- TASK DETAILS -
Images excluded, repeat each entry below exactly.
==== EXERCISE MATERIAL ====
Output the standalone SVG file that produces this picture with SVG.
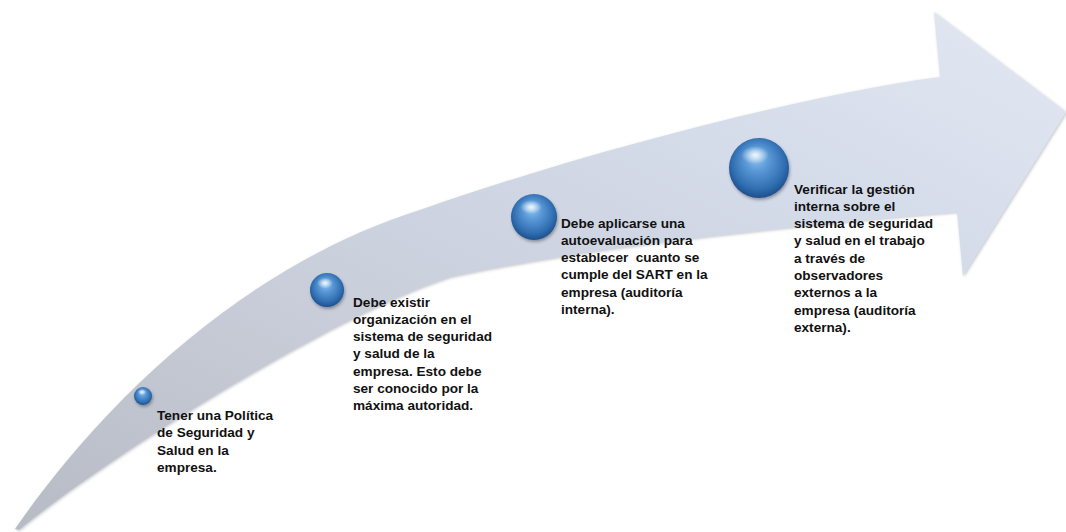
<svg xmlns="http://www.w3.org/2000/svg" width="1066" height="532" viewBox="0 0 1066 532">
  <defs>
    <linearGradient id="arrowFill" x1="0" y1="1" x2="1" y2="0">
      <stop offset="0" stop-color="#b7bbc4"/>
      <stop offset="0.35" stop-color="#c8cdd9"/>
      <stop offset="0.7" stop-color="#d4dbe9"/>
      <stop offset="1" stop-color="#e3e8f2"/>
    </linearGradient>
    <radialGradient id="ball" cx="0.5" cy="0.45" r="0.55" fx="0.45" fy="0.3">
      <stop offset="0" stop-color="#9cc9f0"/>
      <stop offset="0.35" stop-color="#5b9ad8"/>
      <stop offset="0.8" stop-color="#2f6db0"/>
      <stop offset="1" stop-color="#1f4f8c"/>
    </radialGradient>
    <radialGradient id="shine" cx="0.5" cy="0.5" r="0.5">
      <stop offset="0" stop-color="#ffffff" stop-opacity="0.85"/>
      <stop offset="1" stop-color="#ffffff" stop-opacity="0"/>
    </radialGradient>
    <filter id="soft" x="-5%" y="-5%" width="110%" height="110%">
      <feGaussianBlur in="SourceAlpha" stdDeviation="1.5"/>
      <feOffset dx="1" dy="1" result="b"/>
      <feFlood flood-color="#7a7f8a" flood-opacity="0.45"/>
      <feComposite in2="b" operator="in"/>
      <feMerge><feMergeNode/><feMergeNode in="SourceGraphic"/></feMerge>
    </filter>
    <filter id="ballShadow" x="-30%" y="-30%" width="160%" height="170%">
      <feGaussianBlur in="SourceAlpha" stdDeviation="1.5"/>
      <feOffset dx="1" dy="2" result="b"/>
      <feFlood flood-color="#333c4a" flood-opacity="0.45"/>
      <feComposite in2="b" operator="in"/>
      <feMerge><feMergeNode/><feMergeNode in="SourceGraphic"/></feMerge>
    </filter>
  </defs>
  <style>
    .lbl { font-family: "Liberation Sans", Arial, sans-serif; font-weight: bold; font-size: 13.6px; fill: #111111; white-space: pre; }
    .sphere { fill: url(#ball); filter: url(#ballShadow); }
    .shine { fill: url(#shine); }
  </style>
  <rect width="1066" height="532" fill="#ffffff"/>

  <g id="arrow">
    <path d="M15,529 C90,420 230,270 420,210 C590,150 820,92 940,77 L934,12 L1066,112 L963,276 L957,212 C800,225 600,245 450,277 C320,320 90,470 19,530 Z" fill="url(#arrowFill)" filter="url(#soft)"/>
  </g>

  <g id="connectors"></g>

  <g id="node1">
    <circle class="sphere" cx="143" cy="396" r="9"/>
    <ellipse class="shine" cx="142" cy="392" rx="4.5" ry="3"/>
    <text class="lbl" x="157" y="420">Tener una Política</text>
    <text class="lbl" x="157" y="437.3">de Seguridad y</text>
    <text class="lbl" x="157" y="454.6">Salud en la</text>
    <text class="lbl" x="157" y="471.9">empresa.</text>
  </g>

  <g id="node2">
    <circle class="sphere" cx="327" cy="290" r="17"/>
    <ellipse class="shine" cx="325" cy="283" rx="8" ry="5.5"/>
    <text class="lbl" x="353" y="306.5">Debe existir</text>
    <text class="lbl" x="353" y="323.8">organización en el</text>
    <text class="lbl" x="353" y="341.1">sistema de seguridad</text>
    <text class="lbl" x="353" y="358.4">y salud de la</text>
    <text class="lbl" x="353" y="375.7">empresa. Esto debe</text>
    <text class="lbl" x="353" y="393">ser conocido por la</text>
    <text class="lbl" x="353" y="410.3">máxima autoridad.</text>
  </g>

  <g id="node3">
    <circle class="sphere" cx="534" cy="217" r="23"/>
    <ellipse class="shine" cx="531" cy="207" rx="11" ry="7"/>
    <text class="lbl" x="561" y="227.5">Debe aplicarse una</text>
    <text class="lbl" x="561" y="244.8">autoevaluación para</text>
    <text class="lbl" x="561" y="262.1">establecer  cuanto se</text>
    <text class="lbl" x="561" y="279.4">cumple del SART en la</text>
    <text class="lbl" x="561" y="296.7">empresa (auditoría</text>
    <text class="lbl" x="561" y="314">interna).</text>
  </g>

  <g id="node4">
    <circle class="sphere" cx="759" cy="168" r="30"/>
    <ellipse class="shine" cx="755" cy="155" rx="14" ry="9"/>
    <text class="lbl" x="794" y="193.5">Verificar la gestión</text>
    <text class="lbl" x="794" y="210.8">interna sobre el</text>
    <text class="lbl" x="794" y="228.1">sistema de seguridad</text>
    <text class="lbl" x="794" y="245.4">y salud en el trabajo</text>
    <text class="lbl" x="794" y="262.7">a través de</text>
    <text class="lbl" x="794" y="280">observadores</text>
    <text class="lbl" x="794" y="297.3">externos a la</text>
    <text class="lbl" x="794" y="314.6">empresa (auditoría</text>
    <text class="lbl" x="794" y="331.9">externa).</text>
  </g>
</svg>
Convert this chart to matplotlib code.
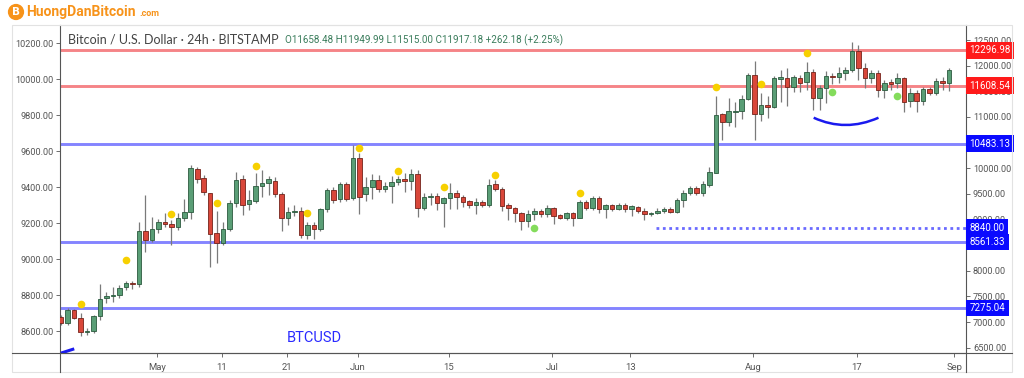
====
- OUTPUT BELOW -
Output the standalone SVG file that produces this picture with SVG.
<svg xmlns="http://www.w3.org/2000/svg" width="1066" height="532" viewBox="0 0 1066 532">
  <defs>
    <linearGradient id="arrowFill" x1="0" y1="1" x2="1" y2="0">
      <stop offset="0" stop-color="#b7bbc4"/>
      <stop offset="0.35" stop-color="#c8cdd9"/>
      <stop offset="0.7" stop-color="#d4dbe9"/>
      <stop offset="1" stop-color="#e3e8f2"/>
    </linearGradient>
    <radialGradient id="ball" cx="0.5" cy="0.45" r="0.55" fx="0.45" fy="0.3">
      <stop offset="0" stop-color="#9cc9f0"/>
      <stop offset="0.35" stop-color="#5b9ad8"/>
      <stop offset="0.8" stop-color="#2f6db0"/>
      <stop offset="1" stop-color="#1f4f8c"/>
    </radialGradient>
    <radialGradient id="shine" cx="0.5" cy="0.5" r="0.5">
      <stop offset="0" stop-color="#ffffff" stop-opacity="0.85"/>
      <stop offset="1" stop-color="#ffffff" stop-opacity="0"/>
    </radialGradient>
    <filter id="soft" x="-5%" y="-5%" width="110%" height="110%">
      <feGaussianBlur in="SourceAlpha" stdDeviation="1.5"/>
      <feOffset dx="1" dy="1" result="b"/>
      <feFlood flood-color="#7a7f8a" flood-opacity="0.45"/>
      <feComposite in2="b" operator="in"/>
      <feMerge><feMergeNode/><feMergeNode in="SourceGraphic"/></feMerge>
    </filter>
    <filter id="ballShadow" x="-30%" y="-30%" width="160%" height="170%">
      <feGaussianBlur in="SourceAlpha" stdDeviation="1.5"/>
      <feOffset dx="1" dy="2" result="b"/>
      <feFlood flood-color="#333c4a" flood-opacity="0.45"/>
      <feComposite in2="b" operator="in"/>
      <feMerge><feMergeNode/><feMergeNode in="SourceGraphic"/></feMerge>
    </filter>
  </defs>
  <style>
    .lbl { font-family: "Liberation Sans", Arial, sans-serif; font-weight: bold; font-size: 13.6px; fill: #111111; white-space: pre; }
    .sphere { fill: url(#ball); filter: url(#ballShadow); }
    .shine { fill: url(#shine); }
  </style>
  <rect width="1066" height="532" fill="#ffffff"/>

  <g id="arrow">
    <path d="M15,529 C90,420 230,270 420,210 C590,150 820,92 940,77 L934,12 L1066,112 L963,276 L957,212 C800,225 600,245 450,277 C320,320 90,470 19,530 Z" fill="url(#arrowFill)" filter="url(#soft)"/>
  </g>

  <g id="connectors"></g>

  <g id="node1">
    <circle class="sphere" cx="143" cy="396" r="9"/>
    <ellipse class="shine" cx="142" cy="392" rx="4.5" ry="3"/>
    <text class="lbl" x="157" y="420">Tener una Política</text>
    <text class="lbl" x="157" y="437.3">de Seguridad y</text>
    <text class="lbl" x="157" y="454.6">Salud en la</text>
    <text class="lbl" x="157" y="471.9">empresa.</text>
  </g>

  <g id="node2">
    <circle class="sphere" cx="327" cy="290" r="17"/>
    <ellipse class="shine" cx="325" cy="283" rx="8" ry="5.5"/>
    <text class="lbl" x="353" y="306.5">Debe existir</text>
    <text class="lbl" x="353" y="323.8">organización en el</text>
    <text class="lbl" x="353" y="341.1">sistema de seguridad</text>
    <text class="lbl" x="353" y="358.4">y salud de la</text>
    <text class="lbl" x="353" y="375.7">empresa. Esto debe</text>
    <text class="lbl" x="353" y="393">ser conocido por la</text>
    <text class="lbl" x="353" y="410.3">máxima autoridad.</text>
  </g>

  <g id="node3">
    <circle class="sphere" cx="534" cy="217" r="23"/>
    <ellipse class="shine" cx="531" cy="207" rx="11" ry="7"/>
    <text class="lbl" x="561" y="227.5">Debe aplicarse una</text>
    <text class="lbl" x="561" y="244.8">autoevaluación para</text>
    <text class="lbl" x="561" y="262.1">establecer  cuanto se</text>
    <text class="lbl" x="561" y="279.4">cumple del SART en la</text>
    <text class="lbl" x="561" y="296.7">empresa (auditoría</text>
    <text class="lbl" x="561" y="314">interna).</text>
  </g>

  <g id="node4">
    <circle class="sphere" cx="759" cy="168" r="30"/>
    <ellipse class="shine" cx="755" cy="155" rx="14" ry="9"/>
    <text class="lbl" x="794" y="193.5">Verificar la gestión</text>
    <text class="lbl" x="794" y="210.8">interna sobre el</text>
    <text class="lbl" x="794" y="228.1">sistema de seguridad</text>
    <text class="lbl" x="794" y="245.4">y salud en el trabajo</text>
    <text class="lbl" x="794" y="262.7">a través de</text>
    <text class="lbl" x="794" y="280">observadores</text>
    <text class="lbl" x="794" y="297.3">externos a la</text>
    <text class="lbl" x="794" y="314.6">empresa (auditoría</text>
    <text class="lbl" x="794" y="331.9">externa).</text>
  </g>
</svg>
Convert this chart to matplotlib code.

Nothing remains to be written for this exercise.